## WORK TO BE COMPLETED
In the records below, reproduce exactly the lines from the one containing "Clone this chart" through the one containing "Chart.register(...registerables);", both included, and omit the pictures.

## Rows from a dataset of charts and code
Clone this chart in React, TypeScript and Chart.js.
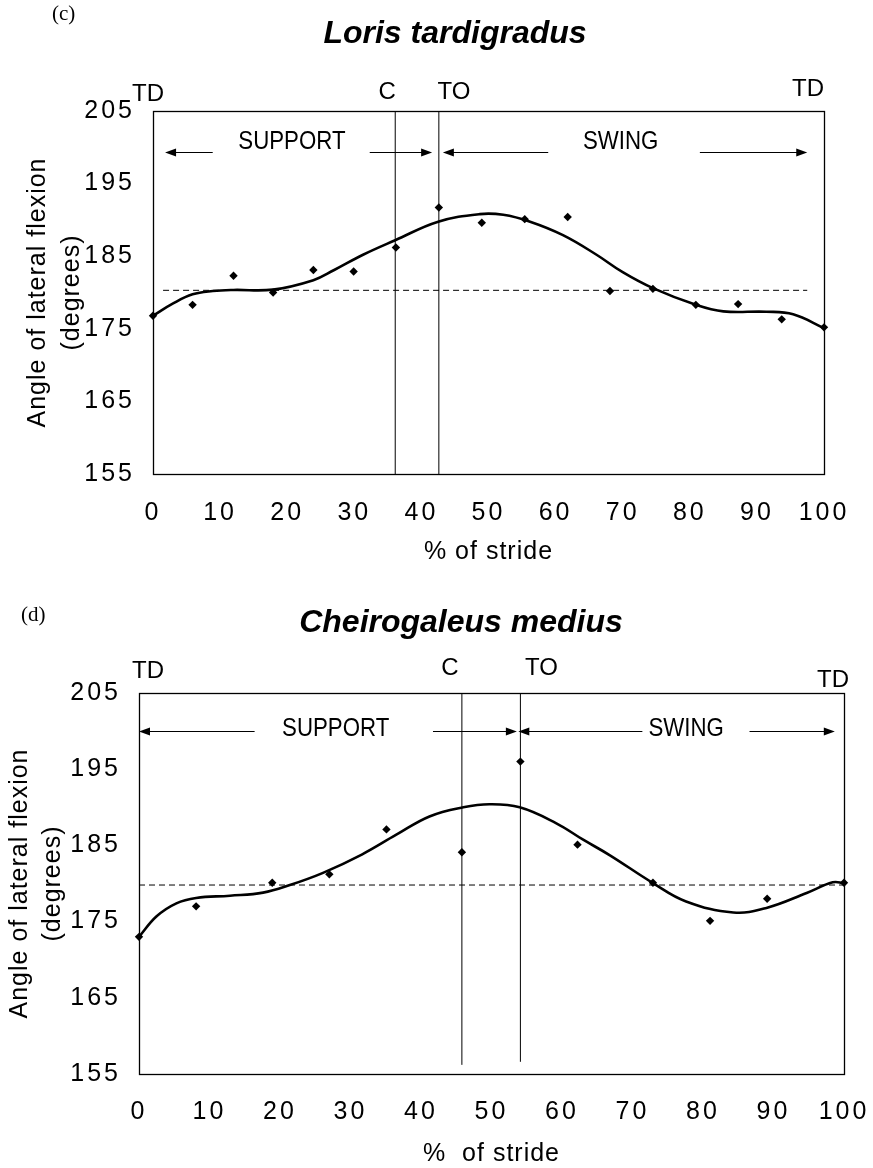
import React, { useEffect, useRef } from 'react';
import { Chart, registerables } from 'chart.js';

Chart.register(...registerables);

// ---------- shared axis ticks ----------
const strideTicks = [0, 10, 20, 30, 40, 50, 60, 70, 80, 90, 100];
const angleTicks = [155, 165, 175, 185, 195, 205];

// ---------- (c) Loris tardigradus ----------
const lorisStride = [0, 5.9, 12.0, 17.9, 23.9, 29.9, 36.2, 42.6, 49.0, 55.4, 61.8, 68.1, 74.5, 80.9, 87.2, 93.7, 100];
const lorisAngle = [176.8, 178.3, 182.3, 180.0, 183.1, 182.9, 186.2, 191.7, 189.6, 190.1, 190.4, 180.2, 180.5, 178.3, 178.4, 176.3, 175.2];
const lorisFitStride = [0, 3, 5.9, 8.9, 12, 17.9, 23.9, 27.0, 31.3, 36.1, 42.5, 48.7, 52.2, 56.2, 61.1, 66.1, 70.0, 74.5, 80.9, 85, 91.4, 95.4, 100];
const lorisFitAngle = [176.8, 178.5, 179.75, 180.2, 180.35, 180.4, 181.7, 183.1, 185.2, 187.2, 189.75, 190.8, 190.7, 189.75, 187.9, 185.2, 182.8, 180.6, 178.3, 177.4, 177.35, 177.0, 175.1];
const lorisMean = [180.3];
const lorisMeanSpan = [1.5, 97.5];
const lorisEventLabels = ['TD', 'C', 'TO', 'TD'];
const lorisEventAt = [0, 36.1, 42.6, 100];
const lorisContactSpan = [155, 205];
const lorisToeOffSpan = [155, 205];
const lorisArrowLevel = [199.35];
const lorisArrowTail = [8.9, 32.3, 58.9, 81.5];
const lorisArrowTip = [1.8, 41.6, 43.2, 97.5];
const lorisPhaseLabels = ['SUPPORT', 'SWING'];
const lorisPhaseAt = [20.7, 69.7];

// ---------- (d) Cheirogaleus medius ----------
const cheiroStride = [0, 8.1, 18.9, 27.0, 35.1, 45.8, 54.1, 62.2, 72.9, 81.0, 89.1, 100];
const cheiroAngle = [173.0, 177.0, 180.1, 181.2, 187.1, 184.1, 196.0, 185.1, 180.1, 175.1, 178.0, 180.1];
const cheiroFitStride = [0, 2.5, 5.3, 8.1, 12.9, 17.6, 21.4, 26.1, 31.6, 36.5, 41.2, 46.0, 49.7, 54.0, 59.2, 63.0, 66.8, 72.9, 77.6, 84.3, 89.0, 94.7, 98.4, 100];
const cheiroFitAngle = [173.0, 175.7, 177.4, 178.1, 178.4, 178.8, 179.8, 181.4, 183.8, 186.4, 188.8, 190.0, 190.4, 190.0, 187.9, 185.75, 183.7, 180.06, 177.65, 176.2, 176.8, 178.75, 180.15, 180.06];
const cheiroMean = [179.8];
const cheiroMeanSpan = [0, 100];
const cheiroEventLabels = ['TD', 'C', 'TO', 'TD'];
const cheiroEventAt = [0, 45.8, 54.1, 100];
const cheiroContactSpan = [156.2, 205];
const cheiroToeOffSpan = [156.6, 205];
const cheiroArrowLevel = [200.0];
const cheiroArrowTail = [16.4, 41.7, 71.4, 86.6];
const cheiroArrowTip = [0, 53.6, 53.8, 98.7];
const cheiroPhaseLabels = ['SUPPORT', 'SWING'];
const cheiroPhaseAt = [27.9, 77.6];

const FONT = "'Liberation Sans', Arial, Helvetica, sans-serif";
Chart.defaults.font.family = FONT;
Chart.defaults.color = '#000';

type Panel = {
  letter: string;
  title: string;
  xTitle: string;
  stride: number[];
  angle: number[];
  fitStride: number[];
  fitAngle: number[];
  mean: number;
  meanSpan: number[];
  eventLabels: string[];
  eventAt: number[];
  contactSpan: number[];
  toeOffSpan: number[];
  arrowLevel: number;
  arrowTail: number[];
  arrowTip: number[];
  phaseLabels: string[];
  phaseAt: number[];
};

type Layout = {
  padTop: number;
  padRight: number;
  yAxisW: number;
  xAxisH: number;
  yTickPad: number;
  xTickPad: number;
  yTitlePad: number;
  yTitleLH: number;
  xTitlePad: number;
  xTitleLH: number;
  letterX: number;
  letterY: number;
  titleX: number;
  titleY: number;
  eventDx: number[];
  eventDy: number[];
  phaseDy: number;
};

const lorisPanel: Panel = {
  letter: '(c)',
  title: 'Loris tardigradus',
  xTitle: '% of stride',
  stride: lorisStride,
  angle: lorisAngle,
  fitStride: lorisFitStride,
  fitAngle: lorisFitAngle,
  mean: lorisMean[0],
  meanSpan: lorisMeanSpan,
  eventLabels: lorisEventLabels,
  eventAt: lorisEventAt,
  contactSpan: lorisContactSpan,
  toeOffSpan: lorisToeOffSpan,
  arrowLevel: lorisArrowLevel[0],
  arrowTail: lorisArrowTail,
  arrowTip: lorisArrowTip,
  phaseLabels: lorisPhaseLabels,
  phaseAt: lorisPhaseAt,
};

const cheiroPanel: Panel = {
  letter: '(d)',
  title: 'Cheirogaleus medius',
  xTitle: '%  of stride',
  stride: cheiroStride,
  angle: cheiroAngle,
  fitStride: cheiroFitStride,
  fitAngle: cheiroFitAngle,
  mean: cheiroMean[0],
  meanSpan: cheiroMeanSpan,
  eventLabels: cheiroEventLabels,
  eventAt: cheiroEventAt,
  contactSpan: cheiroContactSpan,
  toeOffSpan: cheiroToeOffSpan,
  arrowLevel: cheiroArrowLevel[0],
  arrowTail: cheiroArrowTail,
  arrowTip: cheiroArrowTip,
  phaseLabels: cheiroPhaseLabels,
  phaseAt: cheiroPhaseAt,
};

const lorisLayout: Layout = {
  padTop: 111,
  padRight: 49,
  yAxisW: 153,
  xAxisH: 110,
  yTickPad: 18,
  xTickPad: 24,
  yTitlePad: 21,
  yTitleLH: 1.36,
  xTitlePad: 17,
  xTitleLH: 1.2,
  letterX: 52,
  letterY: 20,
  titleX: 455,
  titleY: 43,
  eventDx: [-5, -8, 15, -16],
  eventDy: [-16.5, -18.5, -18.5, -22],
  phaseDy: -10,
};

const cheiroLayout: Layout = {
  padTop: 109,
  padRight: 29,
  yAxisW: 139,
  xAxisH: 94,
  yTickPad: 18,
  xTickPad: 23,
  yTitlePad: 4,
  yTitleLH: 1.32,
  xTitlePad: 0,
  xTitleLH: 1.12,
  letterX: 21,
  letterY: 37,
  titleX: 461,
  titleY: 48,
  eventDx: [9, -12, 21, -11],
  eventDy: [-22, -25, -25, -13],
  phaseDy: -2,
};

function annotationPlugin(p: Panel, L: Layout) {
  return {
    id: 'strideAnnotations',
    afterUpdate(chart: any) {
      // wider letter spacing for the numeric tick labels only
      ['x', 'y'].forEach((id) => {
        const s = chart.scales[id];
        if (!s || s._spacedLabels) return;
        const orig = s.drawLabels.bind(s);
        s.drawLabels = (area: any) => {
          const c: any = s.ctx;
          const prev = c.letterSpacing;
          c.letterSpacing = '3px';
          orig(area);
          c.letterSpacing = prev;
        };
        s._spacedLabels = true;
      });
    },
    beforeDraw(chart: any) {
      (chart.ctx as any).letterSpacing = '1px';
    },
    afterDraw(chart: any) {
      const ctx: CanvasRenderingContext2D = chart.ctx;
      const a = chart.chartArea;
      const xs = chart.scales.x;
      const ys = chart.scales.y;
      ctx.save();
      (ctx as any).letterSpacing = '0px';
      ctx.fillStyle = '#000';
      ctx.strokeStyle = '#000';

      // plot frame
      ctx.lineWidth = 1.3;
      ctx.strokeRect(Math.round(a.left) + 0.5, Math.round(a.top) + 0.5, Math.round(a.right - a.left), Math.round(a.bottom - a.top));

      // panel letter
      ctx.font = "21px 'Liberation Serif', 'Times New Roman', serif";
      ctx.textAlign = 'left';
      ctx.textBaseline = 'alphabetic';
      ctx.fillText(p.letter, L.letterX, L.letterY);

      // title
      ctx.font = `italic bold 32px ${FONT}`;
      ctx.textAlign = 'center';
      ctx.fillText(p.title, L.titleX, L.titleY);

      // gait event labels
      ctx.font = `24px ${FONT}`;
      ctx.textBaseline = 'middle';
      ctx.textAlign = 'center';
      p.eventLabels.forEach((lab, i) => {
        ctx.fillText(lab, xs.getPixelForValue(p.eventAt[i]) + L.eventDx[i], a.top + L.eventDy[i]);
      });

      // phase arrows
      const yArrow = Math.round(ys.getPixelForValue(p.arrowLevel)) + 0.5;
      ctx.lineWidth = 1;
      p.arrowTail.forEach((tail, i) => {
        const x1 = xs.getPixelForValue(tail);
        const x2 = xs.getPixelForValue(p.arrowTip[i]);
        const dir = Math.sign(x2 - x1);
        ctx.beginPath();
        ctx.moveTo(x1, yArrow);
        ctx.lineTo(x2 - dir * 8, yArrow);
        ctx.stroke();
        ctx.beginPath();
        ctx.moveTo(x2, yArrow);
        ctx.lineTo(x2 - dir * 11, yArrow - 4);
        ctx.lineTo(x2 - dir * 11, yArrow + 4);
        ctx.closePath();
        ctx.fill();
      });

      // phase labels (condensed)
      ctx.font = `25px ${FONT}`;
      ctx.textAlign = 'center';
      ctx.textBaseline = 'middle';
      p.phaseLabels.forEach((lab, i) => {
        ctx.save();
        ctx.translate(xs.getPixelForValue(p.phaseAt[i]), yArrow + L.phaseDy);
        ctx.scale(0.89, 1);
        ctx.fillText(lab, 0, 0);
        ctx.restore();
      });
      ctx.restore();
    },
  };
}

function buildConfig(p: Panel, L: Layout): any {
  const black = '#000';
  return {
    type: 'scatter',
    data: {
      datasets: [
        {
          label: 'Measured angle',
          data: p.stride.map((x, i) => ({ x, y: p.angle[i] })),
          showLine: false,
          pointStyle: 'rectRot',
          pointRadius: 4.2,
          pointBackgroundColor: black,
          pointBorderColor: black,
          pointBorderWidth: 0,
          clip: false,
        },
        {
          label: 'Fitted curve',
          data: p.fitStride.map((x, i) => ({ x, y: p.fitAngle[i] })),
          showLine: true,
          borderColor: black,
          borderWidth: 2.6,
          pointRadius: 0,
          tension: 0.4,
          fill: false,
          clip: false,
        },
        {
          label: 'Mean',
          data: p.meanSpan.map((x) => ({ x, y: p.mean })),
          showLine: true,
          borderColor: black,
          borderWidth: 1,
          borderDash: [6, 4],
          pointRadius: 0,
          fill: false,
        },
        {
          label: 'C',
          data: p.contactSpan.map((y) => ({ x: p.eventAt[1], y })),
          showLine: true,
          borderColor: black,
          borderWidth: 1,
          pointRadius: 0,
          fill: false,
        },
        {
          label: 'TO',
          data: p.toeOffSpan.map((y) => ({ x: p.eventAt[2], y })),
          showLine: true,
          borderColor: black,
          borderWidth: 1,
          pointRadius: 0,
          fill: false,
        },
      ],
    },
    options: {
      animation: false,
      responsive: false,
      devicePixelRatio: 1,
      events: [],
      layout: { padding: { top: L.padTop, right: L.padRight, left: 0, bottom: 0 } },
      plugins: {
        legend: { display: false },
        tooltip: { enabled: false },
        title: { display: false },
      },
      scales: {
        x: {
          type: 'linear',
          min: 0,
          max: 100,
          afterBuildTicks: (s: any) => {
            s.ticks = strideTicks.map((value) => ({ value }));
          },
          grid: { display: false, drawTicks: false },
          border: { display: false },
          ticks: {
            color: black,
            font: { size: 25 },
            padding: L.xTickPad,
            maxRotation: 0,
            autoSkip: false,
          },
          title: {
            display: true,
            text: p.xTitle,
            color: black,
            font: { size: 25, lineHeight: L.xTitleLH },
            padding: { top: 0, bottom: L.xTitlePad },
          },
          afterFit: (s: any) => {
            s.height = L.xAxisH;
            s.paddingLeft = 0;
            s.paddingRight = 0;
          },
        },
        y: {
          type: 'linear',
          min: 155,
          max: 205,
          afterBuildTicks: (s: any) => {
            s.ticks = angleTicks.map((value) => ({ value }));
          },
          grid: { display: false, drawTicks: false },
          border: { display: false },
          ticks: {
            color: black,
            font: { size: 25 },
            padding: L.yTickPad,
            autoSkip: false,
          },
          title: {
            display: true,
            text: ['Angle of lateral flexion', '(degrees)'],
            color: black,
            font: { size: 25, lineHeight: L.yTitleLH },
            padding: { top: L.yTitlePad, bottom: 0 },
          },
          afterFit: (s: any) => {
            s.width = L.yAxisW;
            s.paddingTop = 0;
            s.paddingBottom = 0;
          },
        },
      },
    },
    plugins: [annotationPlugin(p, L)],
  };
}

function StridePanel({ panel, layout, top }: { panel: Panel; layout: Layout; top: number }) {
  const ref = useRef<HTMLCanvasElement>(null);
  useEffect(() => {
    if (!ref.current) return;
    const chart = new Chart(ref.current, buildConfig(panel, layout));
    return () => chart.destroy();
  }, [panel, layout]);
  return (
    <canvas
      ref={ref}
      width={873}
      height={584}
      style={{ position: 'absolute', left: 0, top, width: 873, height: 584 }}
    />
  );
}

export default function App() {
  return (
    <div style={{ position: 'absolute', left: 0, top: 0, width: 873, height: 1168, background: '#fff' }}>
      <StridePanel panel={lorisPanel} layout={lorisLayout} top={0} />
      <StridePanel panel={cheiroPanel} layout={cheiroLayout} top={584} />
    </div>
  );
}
---
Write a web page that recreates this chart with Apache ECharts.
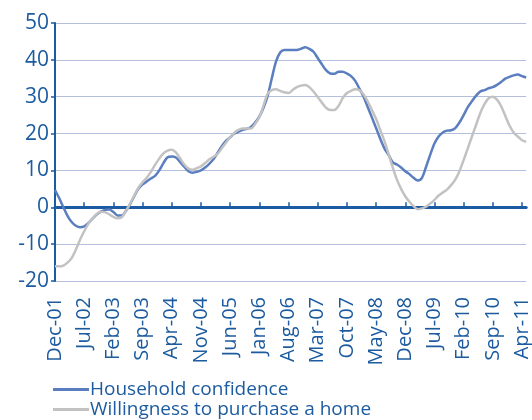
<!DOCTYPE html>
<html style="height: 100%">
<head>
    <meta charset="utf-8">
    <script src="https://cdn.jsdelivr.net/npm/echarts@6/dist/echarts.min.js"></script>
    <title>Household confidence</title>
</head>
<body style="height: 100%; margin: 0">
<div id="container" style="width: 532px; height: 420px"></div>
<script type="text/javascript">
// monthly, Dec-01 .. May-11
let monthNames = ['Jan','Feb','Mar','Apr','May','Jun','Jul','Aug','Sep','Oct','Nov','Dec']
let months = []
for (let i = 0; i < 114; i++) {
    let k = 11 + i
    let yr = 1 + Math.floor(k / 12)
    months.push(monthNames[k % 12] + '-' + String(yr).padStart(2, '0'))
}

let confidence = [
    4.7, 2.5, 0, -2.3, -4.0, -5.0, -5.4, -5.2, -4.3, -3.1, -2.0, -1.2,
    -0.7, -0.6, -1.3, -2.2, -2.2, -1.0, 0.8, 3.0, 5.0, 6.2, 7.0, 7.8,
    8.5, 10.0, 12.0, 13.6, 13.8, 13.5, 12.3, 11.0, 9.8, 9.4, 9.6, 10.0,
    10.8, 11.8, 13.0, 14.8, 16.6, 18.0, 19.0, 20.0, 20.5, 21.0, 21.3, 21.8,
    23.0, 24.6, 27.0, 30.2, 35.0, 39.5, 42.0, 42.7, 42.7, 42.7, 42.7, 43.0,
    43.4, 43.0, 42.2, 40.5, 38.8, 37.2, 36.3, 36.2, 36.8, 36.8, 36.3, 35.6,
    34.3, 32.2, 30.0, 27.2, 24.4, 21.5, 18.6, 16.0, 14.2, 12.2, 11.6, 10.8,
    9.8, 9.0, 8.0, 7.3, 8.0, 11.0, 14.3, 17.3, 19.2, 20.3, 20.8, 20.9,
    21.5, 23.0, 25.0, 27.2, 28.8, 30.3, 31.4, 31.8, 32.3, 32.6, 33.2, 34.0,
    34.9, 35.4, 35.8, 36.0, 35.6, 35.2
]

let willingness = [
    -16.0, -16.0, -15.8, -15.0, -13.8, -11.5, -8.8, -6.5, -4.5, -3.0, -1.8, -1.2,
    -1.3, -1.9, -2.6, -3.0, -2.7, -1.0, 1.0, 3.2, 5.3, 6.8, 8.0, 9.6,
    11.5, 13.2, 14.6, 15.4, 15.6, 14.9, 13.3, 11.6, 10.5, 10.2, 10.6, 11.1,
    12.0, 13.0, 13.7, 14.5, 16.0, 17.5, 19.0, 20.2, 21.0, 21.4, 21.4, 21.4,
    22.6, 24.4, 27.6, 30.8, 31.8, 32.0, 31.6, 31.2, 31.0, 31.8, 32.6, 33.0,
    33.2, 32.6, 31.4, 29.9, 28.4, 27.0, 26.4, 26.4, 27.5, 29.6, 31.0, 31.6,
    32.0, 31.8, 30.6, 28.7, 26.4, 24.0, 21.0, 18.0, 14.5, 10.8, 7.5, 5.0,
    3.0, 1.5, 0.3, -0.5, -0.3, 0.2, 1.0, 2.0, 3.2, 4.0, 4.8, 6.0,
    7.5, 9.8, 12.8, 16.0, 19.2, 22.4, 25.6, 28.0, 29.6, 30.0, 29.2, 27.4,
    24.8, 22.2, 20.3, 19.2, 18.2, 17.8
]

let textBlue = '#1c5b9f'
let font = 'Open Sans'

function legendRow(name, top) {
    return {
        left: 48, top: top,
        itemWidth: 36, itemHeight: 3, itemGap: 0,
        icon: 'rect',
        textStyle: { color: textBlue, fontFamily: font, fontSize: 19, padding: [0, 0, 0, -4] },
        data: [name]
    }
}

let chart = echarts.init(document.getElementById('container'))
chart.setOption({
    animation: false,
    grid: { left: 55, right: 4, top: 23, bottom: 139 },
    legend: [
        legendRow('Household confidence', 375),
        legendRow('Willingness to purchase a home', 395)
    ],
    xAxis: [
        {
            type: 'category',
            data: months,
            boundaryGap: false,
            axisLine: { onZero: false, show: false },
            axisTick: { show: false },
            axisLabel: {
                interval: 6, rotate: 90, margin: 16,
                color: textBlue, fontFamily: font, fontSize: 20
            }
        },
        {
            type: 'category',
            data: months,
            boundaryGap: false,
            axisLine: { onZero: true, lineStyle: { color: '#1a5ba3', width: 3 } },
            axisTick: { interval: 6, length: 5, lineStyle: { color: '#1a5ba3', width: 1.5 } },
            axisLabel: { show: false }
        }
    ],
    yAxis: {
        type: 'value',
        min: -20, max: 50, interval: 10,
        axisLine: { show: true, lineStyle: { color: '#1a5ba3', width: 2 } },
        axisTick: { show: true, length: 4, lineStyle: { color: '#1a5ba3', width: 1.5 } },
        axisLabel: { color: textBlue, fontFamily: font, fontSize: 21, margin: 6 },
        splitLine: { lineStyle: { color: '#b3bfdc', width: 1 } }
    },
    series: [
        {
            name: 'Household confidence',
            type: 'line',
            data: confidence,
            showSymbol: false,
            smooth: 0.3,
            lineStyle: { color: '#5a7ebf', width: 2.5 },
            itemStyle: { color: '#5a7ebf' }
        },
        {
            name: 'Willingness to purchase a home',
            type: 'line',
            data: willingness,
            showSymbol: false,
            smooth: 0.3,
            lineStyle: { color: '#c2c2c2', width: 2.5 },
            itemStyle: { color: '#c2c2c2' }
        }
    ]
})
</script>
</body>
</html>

## RESPONSE TO THE EXERCISE
Clone this chart in React, TypeScript and Chart.js.
import React, { useEffect, useRef } from 'react';
import { Chart, registerables } from 'chart.js';

Chart.register(...registerables);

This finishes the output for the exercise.